Write out the listing below without alteration, omitting its pictures.

= = = = = = =

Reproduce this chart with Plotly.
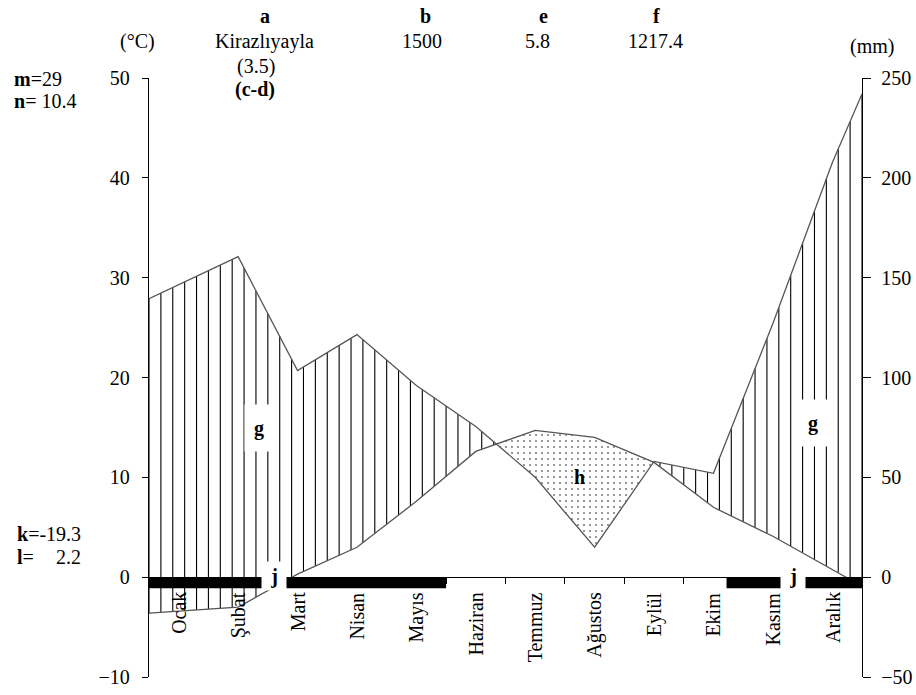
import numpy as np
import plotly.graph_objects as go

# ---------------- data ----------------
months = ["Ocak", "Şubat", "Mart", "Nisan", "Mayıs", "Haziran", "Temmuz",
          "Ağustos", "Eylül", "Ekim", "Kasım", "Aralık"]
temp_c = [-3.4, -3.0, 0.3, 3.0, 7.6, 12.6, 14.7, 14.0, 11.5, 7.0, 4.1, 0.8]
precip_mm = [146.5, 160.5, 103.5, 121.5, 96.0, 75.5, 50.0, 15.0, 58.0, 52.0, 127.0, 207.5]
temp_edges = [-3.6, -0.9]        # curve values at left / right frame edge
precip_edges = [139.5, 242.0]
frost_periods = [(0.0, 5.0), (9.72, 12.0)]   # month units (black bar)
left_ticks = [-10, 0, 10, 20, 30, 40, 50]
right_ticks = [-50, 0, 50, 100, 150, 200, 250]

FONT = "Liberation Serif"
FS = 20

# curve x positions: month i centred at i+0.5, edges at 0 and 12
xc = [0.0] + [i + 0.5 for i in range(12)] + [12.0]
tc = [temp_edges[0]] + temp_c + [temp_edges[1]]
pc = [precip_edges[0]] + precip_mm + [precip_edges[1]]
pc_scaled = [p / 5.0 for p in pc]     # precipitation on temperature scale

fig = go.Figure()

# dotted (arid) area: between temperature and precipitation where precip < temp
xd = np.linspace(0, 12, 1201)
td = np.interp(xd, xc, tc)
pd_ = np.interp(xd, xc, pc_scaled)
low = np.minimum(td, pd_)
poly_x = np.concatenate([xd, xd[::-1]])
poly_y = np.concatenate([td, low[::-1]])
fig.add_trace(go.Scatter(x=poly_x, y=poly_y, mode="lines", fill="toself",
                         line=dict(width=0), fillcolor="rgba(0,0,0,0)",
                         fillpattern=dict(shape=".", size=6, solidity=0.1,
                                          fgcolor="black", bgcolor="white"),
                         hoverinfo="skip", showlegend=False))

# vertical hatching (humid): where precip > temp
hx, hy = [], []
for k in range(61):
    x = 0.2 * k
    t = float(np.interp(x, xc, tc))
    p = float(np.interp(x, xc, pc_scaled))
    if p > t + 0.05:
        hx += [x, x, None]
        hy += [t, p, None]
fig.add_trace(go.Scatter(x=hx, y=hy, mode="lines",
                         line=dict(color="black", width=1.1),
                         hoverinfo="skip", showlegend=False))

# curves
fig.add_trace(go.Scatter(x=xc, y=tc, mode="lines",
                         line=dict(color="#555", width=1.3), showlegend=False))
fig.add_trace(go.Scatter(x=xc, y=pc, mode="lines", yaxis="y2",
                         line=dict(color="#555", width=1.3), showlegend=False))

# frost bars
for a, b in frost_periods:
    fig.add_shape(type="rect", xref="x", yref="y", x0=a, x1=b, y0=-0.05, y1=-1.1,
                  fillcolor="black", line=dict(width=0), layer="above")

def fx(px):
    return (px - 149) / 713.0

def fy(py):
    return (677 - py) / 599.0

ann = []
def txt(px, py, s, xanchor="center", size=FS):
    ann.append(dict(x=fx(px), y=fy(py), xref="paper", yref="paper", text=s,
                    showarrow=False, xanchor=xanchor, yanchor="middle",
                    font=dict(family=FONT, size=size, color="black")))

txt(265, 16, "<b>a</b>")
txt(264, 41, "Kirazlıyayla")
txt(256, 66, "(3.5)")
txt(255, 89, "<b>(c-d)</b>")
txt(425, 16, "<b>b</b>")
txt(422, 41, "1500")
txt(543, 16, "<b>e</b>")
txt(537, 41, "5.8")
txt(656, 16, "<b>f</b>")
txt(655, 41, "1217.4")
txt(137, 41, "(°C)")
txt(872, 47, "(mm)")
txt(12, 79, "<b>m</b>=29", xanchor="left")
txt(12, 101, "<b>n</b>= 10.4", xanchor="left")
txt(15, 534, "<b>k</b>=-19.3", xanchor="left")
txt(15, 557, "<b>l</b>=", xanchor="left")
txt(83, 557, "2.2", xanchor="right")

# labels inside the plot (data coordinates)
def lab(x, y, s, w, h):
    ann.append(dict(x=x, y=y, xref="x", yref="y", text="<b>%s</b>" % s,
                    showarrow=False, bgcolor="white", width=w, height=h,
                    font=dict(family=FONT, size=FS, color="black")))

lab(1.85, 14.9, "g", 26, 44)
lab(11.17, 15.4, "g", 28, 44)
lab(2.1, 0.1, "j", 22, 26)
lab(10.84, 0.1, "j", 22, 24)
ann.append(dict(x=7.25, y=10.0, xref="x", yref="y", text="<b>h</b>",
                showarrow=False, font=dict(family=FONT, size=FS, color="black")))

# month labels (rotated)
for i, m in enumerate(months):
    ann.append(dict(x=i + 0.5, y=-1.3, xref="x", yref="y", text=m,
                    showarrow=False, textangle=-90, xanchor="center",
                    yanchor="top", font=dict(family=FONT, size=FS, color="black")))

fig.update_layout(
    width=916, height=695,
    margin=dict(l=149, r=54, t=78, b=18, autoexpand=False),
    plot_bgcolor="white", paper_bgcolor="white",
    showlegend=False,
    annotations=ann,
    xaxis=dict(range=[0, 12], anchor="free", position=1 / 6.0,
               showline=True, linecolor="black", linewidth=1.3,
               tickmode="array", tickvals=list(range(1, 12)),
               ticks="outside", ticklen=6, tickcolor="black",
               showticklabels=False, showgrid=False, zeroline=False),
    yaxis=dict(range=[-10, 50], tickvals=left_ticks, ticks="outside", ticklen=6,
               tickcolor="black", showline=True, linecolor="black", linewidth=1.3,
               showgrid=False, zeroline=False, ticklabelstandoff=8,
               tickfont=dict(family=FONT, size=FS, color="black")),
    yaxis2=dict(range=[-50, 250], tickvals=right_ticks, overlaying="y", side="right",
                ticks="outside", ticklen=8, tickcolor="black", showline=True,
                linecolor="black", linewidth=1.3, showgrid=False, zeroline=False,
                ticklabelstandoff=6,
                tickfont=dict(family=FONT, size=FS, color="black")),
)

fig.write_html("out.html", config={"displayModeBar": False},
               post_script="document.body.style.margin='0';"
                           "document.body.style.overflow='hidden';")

= = = = = = =

_Worked answer_
Reproduce this chart with Plotly.
import numpy as np
import plotly.graph_objects as go

# ---------------- data ----------------
months = ["Ocak", "Şubat", "Mart", "Nisan", "Mayıs", "Haziran", "Temmuz",
          "Ağustos", "Eylül", "Ekim", "Kasım", "Aralık"]
temp_c = [-3.4, -3.0, 0.3, 3.0, 7.6, 12.6, 14.7, 14.0, 11.5, 7.0, 4.1, 0.8]
precip_mm = [146.5, 160.5, 103.5, 121.5, 96.0, 75.5, 50.0, 15.0, 58.0, 52.0, 127.0, 207.5]
temp_edges = [-3.6, -0.9]        # curve values at left / right frame edge
precip_edges = [139.5, 242.0]
frost_periods = [(0.0, 5.0), (9.72, 12.0)]   # month units (black bar)
left_ticks = [-10, 0, 10, 20, 30, 40, 50]
right_ticks = [-50, 0, 50, 100, 150, 200, 250]

FONT = "Liberation Serif"
FS = 20

# curve x positions: month i centred at i+0.5, edges at 0 and 12
xc = [0.0] + [i + 0.5 for i in range(12)] + [12.0]
tc = [temp_edges[0]] + temp_c + [temp_edges[1]]
pc = [precip_edges[0]] + precip_mm + [precip_edges[1]]
pc_scaled = [p / 5.0 for p in pc]     # precipitation on temperature scale

fig = go.Figure()

# dotted (arid) area: between temperature and precipitation where precip < temp
xd = np.linspace(0, 12, 1201)
td = np.interp(xd, xc, tc)
pd_ = np.interp(xd, xc, pc_scaled)
low = np.minimum(td, pd_)
poly_x = np.concatenate([xd, xd[::-1]])
poly_y = np.concatenate([td, low[::-1]])
fig.add_trace(go.Scatter(x=poly_x, y=poly_y, mode="lines", fill="toself",
                         line=dict(width=0), fillcolor="rgba(0,0,0,0)",
                         fillpattern=dict(shape=".", size=6, solidity=0.1,
                                          fgcolor="black", bgcolor="white"),
                         hoverinfo="skip", showlegend=False))

# vertical hatching (humid): where precip > temp
hx, hy = [], []
for k in range(61):
    x = 0.2 * k
    t = float(np.interp(x, xc, tc))
    p = float(np.interp(x, xc, pc_scaled))
    if p > t + 0.05:
        hx += [x, x, None]
        hy += [t, p, None]
fig.add_trace(go.Scatter(x=hx, y=hy, mode="lines",
                         line=dict(color="black", width=1.1),
                         hoverinfo="skip", showlegend=False))

# curves
fig.add_trace(go.Scatter(x=xc, y=tc, mode="lines",
                         line=dict(color="#555", width=1.3), showlegend=False))
fig.add_trace(go.Scatter(x=xc, y=pc, mode="lines", yaxis="y2",
                         line=dict(color="#555", width=1.3), showlegend=False))

# frost bars
for a, b in frost_periods:
    fig.add_shape(type="rect", xref="x", yref="y", x0=a, x1=b, y0=-0.05, y1=-1.1,
                  fillcolor="black", line=dict(width=0), layer="above")

def fx(px):
    return (px - 149) / 713.0

def fy(py):
    return (677 - py) / 599.0

ann = []
def txt(px, py, s, xanchor="center", size=FS):
    ann.append(dict(x=fx(px), y=fy(py), xref="paper", yref="paper", text=s,
                    showarrow=False, xanchor=xanchor, yanchor="middle",
                    font=dict(family=FONT, size=size, color="black")))

txt(265, 16, "<b>a</b>")
txt(264, 41, "Kirazlıyayla")
txt(256, 66, "(3.5)")
txt(255, 89, "<b>(c-d)</b>")
txt(425, 16, "<b>b</b>")
txt(422, 41, "1500")
txt(543, 16, "<b>e</b>")
txt(537, 41, "5.8")
txt(656, 16, "<b>f</b>")
txt(655, 41, "1217.4")
txt(137, 41, "(°C)")
txt(872, 47, "(mm)")
txt(12, 79, "<b>m</b>=29", xanchor="left")
txt(12, 101, "<b>n</b>= 10.4", xanchor="left")
txt(15, 534, "<b>k</b>=-19.3", xanchor="left")
txt(15, 557, "<b>l</b>=", xanchor="left")
txt(83, 557, "2.2", xanchor="right")

# labels inside the plot (data coordinates)
def lab(x, y, s, w, h):
    ann.append(dict(x=x, y=y, xref="x", yref="y", text="<b>%s</b>" % s,
                    showarrow=False, bgcolor="white", width=w, height=h,
                    font=dict(family=FONT, size=FS, color="black")))

lab(1.85, 14.9, "g", 26, 44)
lab(11.17, 15.4, "g", 28, 44)
lab(2.1, 0.1, "j", 22, 26)
lab(10.84, 0.1, "j", 22, 24)
ann.append(dict(x=7.25, y=10.0, xref="x", yref="y", text="<b>h</b>",
                showarrow=False, font=dict(family=FONT, size=FS, color="black")))

# month labels (rotated)
for i, m in enumerate(months):
    ann.append(dict(x=i + 0.5, y=-1.3, xref="x", yref="y", text=m,
                    showarrow=False, textangle=-90, xanchor="center",
                    yanchor="top", font=dict(family=FONT, size=FS, color="black")))

fig.update_layout(
    width=916, height=695,
    margin=dict(l=149, r=54, t=78, b=18, autoexpand=False),
    plot_bgcolor="white", paper_bgcolor="white",
    showlegend=False,
    annotations=ann,
    xaxis=dict(range=[0, 12], anchor="free", position=1 / 6.0,
               showline=True, linecolor="black", linewidth=1.3,
               tickmode="array", tickvals=list(range(1, 12)),
               ticks="outside", ticklen=6, tickcolor="black",
               showticklabels=False, showgrid=False, zeroline=False),
    yaxis=dict(range=[-10, 50], tickvals=left_ticks, ticks="outside", ticklen=6,
               tickcolor="black", showline=True, linecolor="black", linewidth=1.3,
               showgrid=False, zeroline=False, ticklabelstandoff=8,
               tickfont=dict(family=FONT, size=FS, color="black")),
    yaxis2=dict(range=[-50, 250], tickvals=right_ticks, overlaying="y", side="right",
                ticks="outside", ticklen=8, tickcolor="black", showline=True,
                linecolor="black", linewidth=1.3, showgrid=False, zeroline=False,
                ticklabelstandoff=6,
                tickfont=dict(family=FONT, size=FS, color="black")),
)

fig.write_html("out.html", config={"displayModeBar": False},
               post_script="document.body.style.margin='0';"
                           "document.body.style.overflow='hidden';")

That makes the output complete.